Brain aneurysms are devastating and can strike at a moment’s notice. There are limited warning signs of an impending brain aneurysm, and they can change your life in a myriad of difficult ways if you survive one.
If you know someone who has had a brain aneurysm, it’s paramount to treat them with openness and patience, as they can look fine on the outside, but inside they may be suffering from a host of physical and mental symptoms. Moments of frustration or irrationality can be common, but it’s important to remember the regular pain and adjustments they experience on a regular basis.
Survivors face the potential for physical, emotional, and cognitive changes that can be minor or significant, short-term or long-lasting. There are many symptoms that can impact the quality of life and life expectancy for survivors of brain aneurysms. Survivors can often feel a loss of control over their emotions, meaning they may be prone to acting out in anger or frustration at a moment’s notice. There doesn’t need to be any rational reason for these outbursts or warning signs of a coming burst of emotion. Changes in self-esteem and self-confidence as a result of new physical and mental limitations is also common. It is important to talk to your family, doctor, and therapist about how you feel and how to adjust to the “new” you.

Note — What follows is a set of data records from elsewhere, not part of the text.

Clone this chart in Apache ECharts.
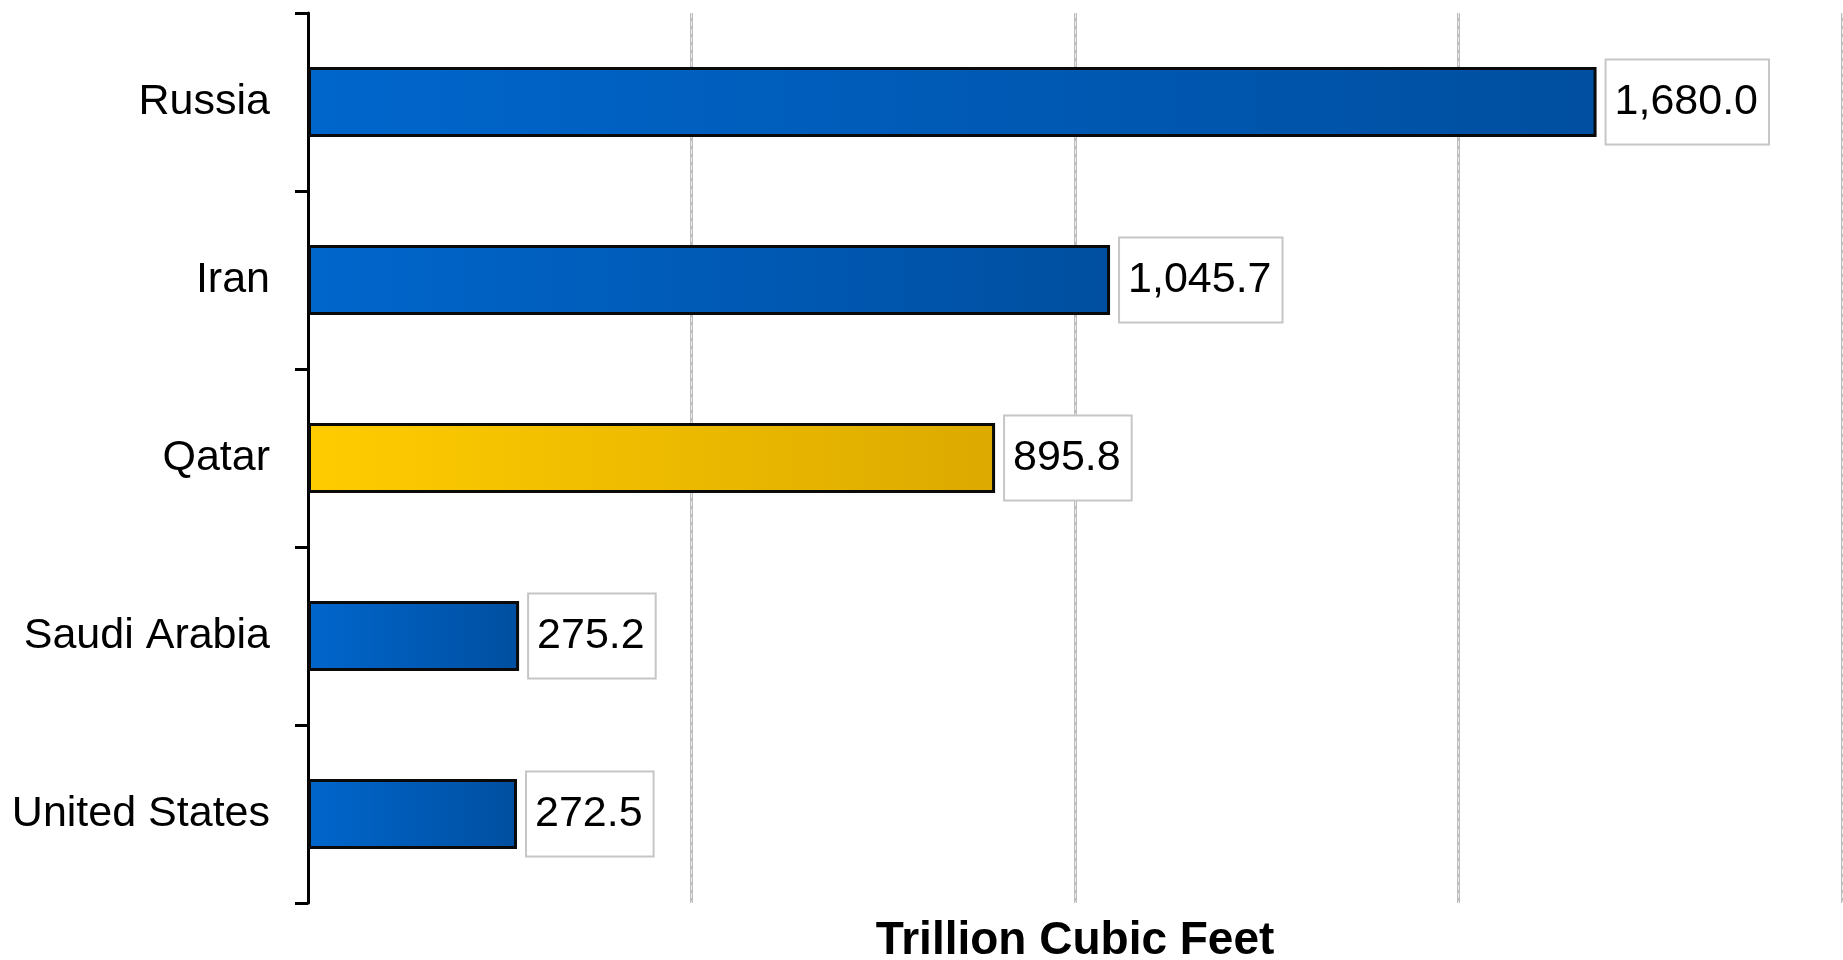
<!DOCTYPE html>
<html>
<head>
<meta charset="utf-8">
<script src="https://cdn.jsdelivr.net/npm/echarts@6/dist/echarts.min.js"></script>
<style>
  html, body { margin: 0; padding: 0; background: #ffffff; }
  #chart { width: 1843px; height: 960px; }
</style>
</head>
<body>
<div id="chart"></div>
<script>
// Proved natural gas reserves, top holders (trillion cubic feet)
const countries = ['Russia', 'Iran', 'Qatar', 'Saudi Arabia', 'United States'];
const reserves = [1680.0, 1045.7, 895.8, 275.2, 272.5];
const highlighted = ['Qatar'];
const axisTitle = 'Trillion Cubic Feet';

const blueFill = new echarts.graphic.LinearGradient(0, 0, 1, 0, [
  { offset: 0, color: '#0066cc' },
  { offset: 1, color: '#004fa0' }
]);
const goldFill = new echarts.graphic.LinearGradient(0, 0, 1, 0, [
  { offset: 0, color: '#ffcc00' },
  { offset: 1, color: '#dcaa00' }
]);

const barData = countries.map((name, i) => ({
  value: reserves[i],
  itemStyle: { color: highlighted.includes(name) ? goldFill : blueFill }
}));

const fmt = v => Number(v).toLocaleString('en-US', { minimumFractionDigits: 1, maximumFractionDigits: 1 });

// shared value scale for the main axis and the overlay that dashes the grid lines
const valueScale = { type: 'value', min: 0, max: 2000, interval: 500 };

const chart = echarts.init(document.getElementById('chart'), null, { renderer: 'canvas' });
chart.setOption({
  animation: false,
  backgroundColor: '#ffffff',
  grid: {
    left: 308, right: 1, top: 13, bottom: 57,
    containLabel: false,
    outerBoundsMode: 'none'
  },
  xAxis: [{
    ...valueScale,
    name: axisTitle,
    nameLocation: 'middle',
    nameGap: 15,
    nameTextStyle: {
      fontFamily: 'Liberation Sans, Arial, sans-serif',
      fontWeight: 'bold',
      fontSize: 46,
      color: '#000000',
      verticalAlign: 'top'
    },
    axisLine: { show: false },
    axisTick: { show: false },
    axisLabel: { show: false },
    splitLine: {
      show: true,
      lineStyle: { color: '#bdbdbd', width: 3, type: 'solid' }
    }
  }, {
    ...valueScale,
    position: 'top',
    axisLine: { show: false },
    axisTick: { show: false },
    axisLabel: { show: false },
    splitLine: {
      show: true,
      lineStyle: { color: '#ececec', width: 1, type: [5, 3] }
    }
  }],
  yAxis: {
    type: 'category',
    data: countries,
    inverse: true,
    axisLine: { show: true, lineStyle: { color: '#000000', width: 3 } },
    axisTick: { show: true, length: 13, lineStyle: { color: '#000000', width: 3 } },
    axisLabel: {
      margin: 38,
      fontFamily: 'Liberation Sans, Arial, sans-serif',
      fontSize: 43,
      color: '#000000'
    },
    splitLine: { show: false }
  },
  series: [{
    type: 'bar',
    xAxisIndex: 0,
    data: barData,
    barWidth: 70,
    itemStyle: { borderColor: '#0a0a0a', borderWidth: 3 },
    label: {
      show: true,
      position: 'right',
      distance: 10,
      formatter: p => fmt(p.value),
      fontFamily: 'Liberation Sans, Arial, sans-serif',
      fontSize: 43,
      color: '#000000',
      backgroundColor: '#ffffff',
      borderColor: '#c6c6c6',
      borderWidth: 2,
      lineHeight: 47,
      padding: [18, 10, 18, 8]
    }
  }]
});
</script>
</body>
</html>
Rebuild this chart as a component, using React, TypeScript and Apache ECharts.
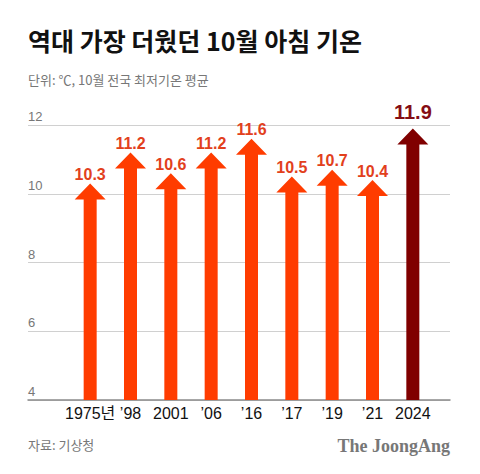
import React, { useEffect, useRef } from "react";
import * as echarts from "echarts";

const categories = ["1975년", "’98", "2001", "’06", "’16", "’17", "’19", "’21", "2024"];
const values = [10.3, 11.2, 10.6, 11.2, 11.6, 10.5, 10.7, 10.4, 11.9];
const yTicks = { min: 4, max: 12, interval: 2 };

const TITLE = "역대 가장 더웠던 10월 아침 기온";
const SUBTITLE = "단위: ℃, 10월 전국 최저기온 평균";
const SOURCE = "자료: 기상청";
const BRAND = "The JoongAng";

const SANS = "'Liberation Sans', 'Noto Sans CJK KR', sans-serif";
const KR = "'Noto Sans CJK KR', 'Liberation Sans', sans-serif";

export default function App() {
  const ref = useRef<HTMLDivElement>(null);
  useEffect(() => {
    document.body.style.margin = "0";
    if (!ref.current) return;
    const chart = echarts.init(ref.current, null, { renderer: "svg" });
    const lastIdx = categories.length - 1;
    const option: any = {
      animation: false,
      backgroundColor: "#ffffff",
      grid: [
        { left: 28, right: 30, top: 125, bottom: 74 },
        { left: 70, right: 47, top: 125, bottom: 74 },
      ],
      xAxis: [
        {
          gridIndex: 0,
          type: "value",
          min: 0,
          max: 1,
          axisLine: { show: true, lineStyle: { color: "#8a8a8a", width: 1.5 } },
          axisTick: { show: false },
          axisLabel: { show: false },
          splitLine: { show: false },
        },
        {
          gridIndex: 1,
          type: "category",
          data: categories,
          axisLine: { show: false },
          axisTick: { show: false },
          axisLabel: {
            show: true,
            color: "#111",
            fontSize: 16,
            fontFamily: SANS,
            margin: 5,
            interval: 0,
          },
          splitLine: { show: false },
        },
      ],
      yAxis: [
        {
          gridIndex: 0,
          type: "value",
          min: yTicks.min,
          max: yTicks.max,
          interval: yTicks.interval,
          axisLine: { show: false },
          axisTick: { show: false },
          axisLabel: {
            inside: true,
            margin: 0,
            color: "#777",
            fontSize: 13,
            fontFamily: SANS,
            verticalAlign: "bottom",
            padding: [0, 0, 2, 0],
          },
          splitLine: { show: true, lineStyle: { color: "#d0d0d0", width: 1 } },
        },
        {
          gridIndex: 1,
          type: "value",
          min: yTicks.min,
          max: yTicks.max,
          interval: yTicks.interval,
          show: false,
        },
      ],
      series: [
        {
          type: "custom",
          xAxisIndex: 1,
          yAxisIndex: 1,
          encode: { x: 0, y: 1 },
          data: values.map((v, i) => [i, v]),
          renderItem: (params: any, api: any) => {
            const idx = api.value(0);
            const val = api.value(1);
            const tip = api.coord([idx, val]);
            const base = api.coord([idx, yTicks.min]);
            const cx = tip[0];
            const ty = tip[1];
            const by = base[1];
            const highlight = idx === lastIdx;
            const fill = highlight ? "#800000" : "#ff3c00";
            const labelColor = highlight ? "#850d14" : "#e2401c";
            const shaft = 6.5;
            const head = 15.5;
            const headH = 16;
            return {
              type: "group",
              children: [
                {
                  type: "polygon",
                  shape: {
                    points: [
                      [cx - shaft, by],
                      [cx - shaft, ty + headH],
                      [cx - head, ty + headH],
                      [cx, ty],
                      [cx + head, ty + headH],
                      [cx + shaft, ty + headH],
                      [cx + shaft, by],
                    ],
                  },
                  style: { fill },
                },
                {
                  type: "text",
                  x: cx,
                  y: highlight ? ty - 16 : ty - 9,
                  style: {
                    text: val.toFixed(1),
                    fill: labelColor,
                    font: `bold ${highlight ? 20 : 16}px ${SANS}`,
                    align: "center",
                    verticalAlign: "middle",
                  },
                },
              ],
            };
          },
        },
      ],
      graphic: [
        {
          type: "text",
          left: 28,
          top: 27,
          style: {
            text: TITLE,
            fill: "#111",
            font: `bold 25px ${KR}`,
          },
        },
        {
          type: "text",
          left: 28,
          top: 73,
          style: {
            text: SUBTITLE,
            fill: "#777",
            font: `13px ${KR}`,
          },
        },
        {
          type: "text",
          left: 28,
          top: 438,
          style: {
            text: SOURCE,
            fill: "#777",
            font: `13px ${KR}`,
          },
        },
        {
          type: "text",
          right: 30,
          top: 437,
          style: {
            text: BRAND,
            fill: "#777",
            font: `bold 18px 'Liberation Serif', 'DejaVu Serif', serif`,
          },
        },
      ],
    };
    chart.setOption(option);
    return () => chart.dispose();
  }, []);
  return <div ref={ref} style={{ width: 480, height: 474 }} />;
}
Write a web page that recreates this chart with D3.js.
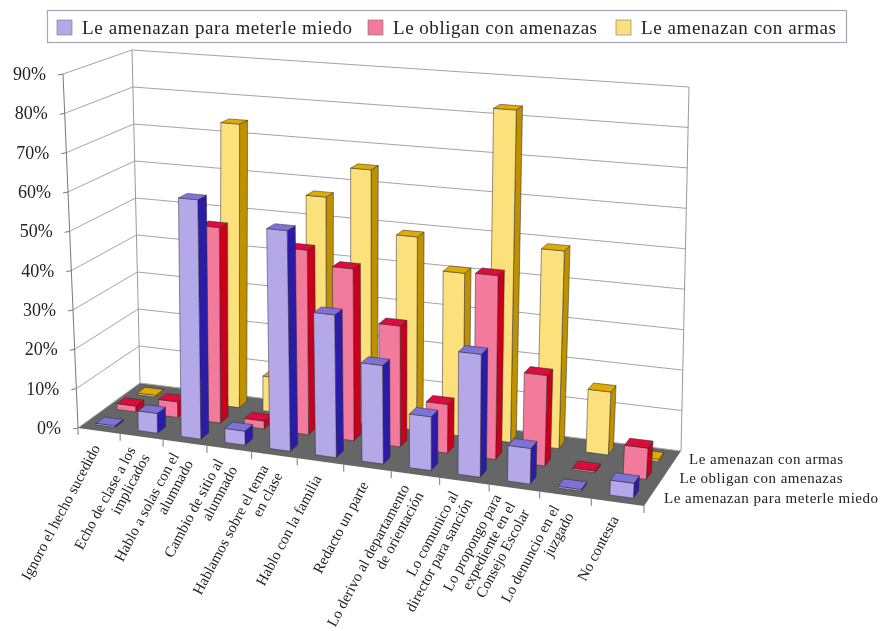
<!DOCTYPE html>
<html><head><meta charset="utf-8">
<script src="https://cdn.jsdelivr.net/npm/d3@7/dist/d3.min.js"></script>
<style>html,body{margin:0;background:#fff}svg{display:block}text{font-family:"Liberation Serif",serif;fill:#222}</style>
</head><body><svg id="c" width="882" height="631"></svg>
<script>
const categories=[["Ignoro el hecho sucedido"],["Echo de clase a los","implicados"],["Hablo a solas con el","alumnado"],["Cambio de sitio al","alumnado"],["Hablamos sobre el tema","en clase"],["Hablo con la familia"],["Redacto un parte"],["Lo derivo al departamento","de orientación"],["Lo comunico al","director para sanción"],["Lo propongo para","expediente en el","Consejo Escolar"],["Lo denuncio en el","juzgado"],["No contesta"]];
const seriesNames=["Le amenazan para meterle miedo","Le obligan con amenazas","Le amenazan con armas"];
const miedo=[0.4,5,60,3.5,54.5,35,24,13,29.5,8.5,0.4,3.5];
const obligan=[1.5,4,50,2,46.5,43,30,12,45,22,0.4,7.5];
const armas=[0.4,1,74,9,57,65,49,41,83,49,15.5,0.5];
const ticks=d3.range(0,100,10);
const faceCol=["#b5a8e8","#f27a9c","#fbe07c"];
const sideCol=["#2a1fa6","#c8001e","#bf9000"];
const topCol=["#7f72d6","#dc0a3c","#e0aa00"];
const valuesBySeries=[miedo,obligan,armas];

const svg=d3.select("#c");
svg.append("defs").append("filter").attr("id","b").attr("x",0).attr("y",0).attr("width","100%").attr("height","100%")
 .append("feGaussianBlur").attr("stdDeviation",0.7);
const g=svg.append("g").attr("filter","url(#b)");
g.append("rect").attr("width",882).attr("height",631).attr("fill","#fff");

// projective frame: corners front-left, front-right, back-right, back-left
const floorQ=[[78,428],[644,506],[681,451],[140,383]];
const topQ=[[63,74],[651,120],[689,87],[132,50]];
const barTopQ=[[77,74],[665,120],[703,87],[146,50]];
function homography(q){
 const [[x0,y0],[x1,y1],[x2,y2],[x3,y3]]=q;
 const dx1=x1-x2,dx2=x3-x2,sx=x0-x1+x2-x3,dy1=y1-y2,dy2=y3-y2,sy=y0-y1+y2-y3;
 const d=dx1*dy2-dx2*dy1;
 const a13=(sx*dy2-dx2*sy)/d,a23=(dx1*sy-sx*dy1)/d;
 const a11=x1-x0+a13*x1,a21=x3-x0+a23*x3,a12=y1-y0+a13*y1,a22=y3-y0+a23*y3;
 return (u,v)=>{const w=a13*u+a23*v+1;return [(a11*u+a21*v+x0)/w,(a12*u+a22*v+y0)/w];};
}
const hF=homography(floorQ),hT=homography(topQ),hB=homography(barTopQ);
const zScale=d3.scaleLinear().domain([0,90]).range([0,1]);
const uBand=d3.scaleBand().domain(d3.range(categories.length)).range([0,1]).paddingInner(0.55).paddingOuter(0.275);
const uStep=d3.scaleLinear().domain([0,categories.length]).range([0,1]);
const vBand=d3.scaleBand().domain(d3.range(3)).range([0,1]).paddingInner(0.6).paddingOuter(0.3);
function mix(h,u,v,val){const a=hF(u,v),b=h(u,v),t=zScale(val);return [a[0]+(b[0]-a[0])*t,a[1]+(b[1]-a[1])*t];}
const P=(u,v,val)=>mix(hT,u,v,val), B=(u,v,val)=>mix(hB,u,v,val);
const line=d3.line();
const poly=p=>line(p)+"Z";

// floor
g.append("path").attr("d",poly([P(0,0,0),P(1,0,0),P(1,1,0),P(0,1,0)])).attr("fill","#666");
// gridlines
const gridG=g.append("g").attr("fill","none").attr("stroke","#a4a4a4").attr("stroke-width",1);
ticks.forEach(t=>{
 gridG.append("path").attr("d",line([P(0,0,t),P(0,1,t),P(1,1,t)]));
});
[[0,0],[0,1],[1,1]].forEach(([u,v])=>gridG.append("path").attr("d",line([P(u,v,0),P(u,v,90)])).attr("stroke",u==0&&v==0?"#777":"#999"));
// value ticks + labels
const axG=g.append("g");
ticks.forEach(t=>{
 const p=P(0,0,t);
 axG.append("path").attr("d",line([[p[0]-5,p[1]+1],p])).attr("stroke","#777").attr("fill","none");
 axG.append("text").attr("x",p[0]-17).attr("y",p[1]+6).attr("text-anchor","end").attr("font-size",18).text(t+"%");
});
// category ticks
d3.range(categories.length+1).forEach(i=>{
 const p=P(uStep(i),0,0);
 axG.append("path").attr("d",line([p,[p[0],p[1]+7]])).attr("stroke","#777").attr("fill","none");
});
// bars
const bars=[];
[2,1,0].forEach(s=>categories.forEach((c,i)=>bars.push({s,i,val:valuesBySeries[s][i]})));
const bg=g.selectAll("g.bar").data(bars).join("g").attr("class","bar").attr("stroke","#2a2a30").attr("stroke-width",0.5).attr("stroke-linejoin","round");
bg.each(function(d){
 const u0=uBand(d.i),u1=u0+uBand.bandwidth(),v0=vBand(d.s),v1=v0+vBand.bandwidth(),sel=d3.select(this);
 sel.append("path").attr("fill",sideCol[d.s]).attr("d",poly([B(u1,v0,0),B(u1,v1,0),B(u1,v1,d.val),B(u1,v0,d.val)]));
 sel.append("path").attr("fill",faceCol[d.s]).attr("d",poly([B(u0,v0,0),B(u1,v0,0),B(u1,v0,d.val),B(u0,v0,d.val)]));
 sel.append("path").attr("fill",topCol[d.s]).attr("d",poly([B(u0,v0,d.val),B(u1,v0,d.val),B(u1,v1,d.val),B(u0,v1,d.val)]));
});
// category labels
const lh=16;
categories.forEach((lines,i)=>{
 const p=P(uStep(i+0.5),0,0);
 const t=g.append("g").attr("transform",`translate(${p[0]-2},${p[1]+15}) rotate(-62)`);
 lines.forEach((l,k)=>t.append("text").attr("font-size",15).attr("y",(k-(lines.length-1)/2)*lh+4).attr("text-anchor","end").text(l));
});
// depth labels
const depthLbl=[[771,503,214],[761,483,163],[766,464,154]];
seriesNames.forEach((n,s)=>{
 const [x,y,w]=depthLbl[s];
 g.append("text").attr("x",x).attr("y",y).attr("text-anchor","middle").attr("font-size",15).attr("textLength",w).attr("lengthAdjust","spacing").text(n);
});
// legend
const legG=g.append("g");
legG.append("rect").attr("x",47.5).attr("y",10.5).attr("width",799).attr("height",32).attr("fill","#fff").attr("stroke","#9fa8b4").attr("stroke-width",1.2);
const legX=[57,368,616],legT=[82,393,641],legW=[270,204,195];
seriesNames.forEach((n,s)=>{
 legG.append("rect").attr("x",legX[s]).attr("y",20).attr("width",15).attr("height",15).attr("fill",faceCol[s]).attr("stroke","#777").attr("stroke-width",0.6);
 legG.append("text").attr("x",legT[s]).attr("y",34).attr("font-size",19).attr("textLength",legW[s]).attr("lengthAdjust","spacing").text(n);
});
</script></body></html>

Experiencing depression and anxiety after treating a brain aneurysm could happen to 1 in 5 patients. Unfortunately, it’s often under diagnosed, and survivors don’t know they should be seeking treatment for depression because they are dealing with so many other adjustments at the same time. But there is no need to suffer in silence.
The brain is a highly complex and intricate organ with many centers and sub-parts controlling emotions. Brain aneurysms often disrupt these centers and can lead to the damaging of the basal ganglia, which goes a long way in controlling emotion. Survivors of brain aneurysms and other brain injuries can still lead a completely normal and healthy life, though they oftentimes need to adjust in large and dramatic ways to their new way of living.
Oftentimes, survivors of a brain aneurysm will feel different and set apart from the rest of the world. There is no greater stress than the sudden, unexpected health emergency. In the aftermath, survivors are shocked, confused, and left searching for a way to understand what has happened. Sadly, 40-45% of those struck by a ruptured brain aneurysm will not survive. The statistics alone can be scary, isolating, and cause anxiety. Individuals may choose to isolate themselves because of their condition and recede from life in general. Finding a group that understands your emotions and the road through recovery is essential when needing an outlet and support. It’s also important to welcome survivors with open arms and make sure they feel supported and accepted within their community.
There are many online support communities dedicated to making survivors feel accepted and part of a larger group. The Brain Aneurysm Foundation is a great resource for both online and physical support that can help survivors cope with their newfound sense of isolation and anxiety. Mood swings and instability are common after a brain aneurysm and shouldn’t be shunned or feared but accepted and treated to the best of your abilities.
You will feel changed, or isolated, as a result of the aneurysm treatment. But you are not alone. Attend Brain Aneurysm Support Group meetings or connect with others on the Brain Aneurysm Foundation’s online support community.
One of the most insidious elements of brain aneurysms is the inner turmoil survivors experience. Our brains are designed to help us make sense of what has happened and it assigns meanings to events. During periods of grief and distress, our minds often conjure up irrational thoughts that may cause guilt, anger, or self-criticism, emotions that aggravate and prolong grief. Some are often confused and undergo radical changes to their self esteem and appetite, as well as altered sleep patterns and guilt. All of these symptoms can alter relationships and cause a negative impact on their quality of life.
At the same time, there probably won’t be any outside signs of a struggle. The grief and pain some feel is often suppressed to the inside of their psyche and psychological profile. In short, it’s important to understand the pain and empathize with the grief survivors experience on a regular basis.
It is important to recognize that the thoughts that occur to you when you are stressed are not always accurate representations of reality. Monitor your thoughts and test them for whether or not they make sense by discussing them with others and question them yourself. Talk to others openly about your thoughts and feelings that you are having during the grieving process.
The first and most important thing to remember as a caregiver, is that mood swings and changed behavior are completely normal. If the survivor experienced bleeding and swelling before or after surgery, then their symptoms may be more profound and intense. Knowing their mental and medical state is of the utmost importance when caring for them and staying on top of where they are in their journey.
The first few months of recovery are often most challenging, but the recovery journey is ongoing for many in the years ahead. Survivors should keep up a healthy lifestyle, which means an absence of smoking, keeping high blood pressure under control, and avoiding alcohol on a regular basis. As a caregiver it can seem like it’s your full responsibility to monitor their lifestyle, when supporting them and having a healthy communication line on what the priorities are essential. Relying on outside support and resources and leaning on your community can be extremely beneficial as well. Maintaining your own mental health is equally as important as providing for a survivor. There will be a better chance for recovery if the survivor and the family maintain hope, even when facing a long recovery process.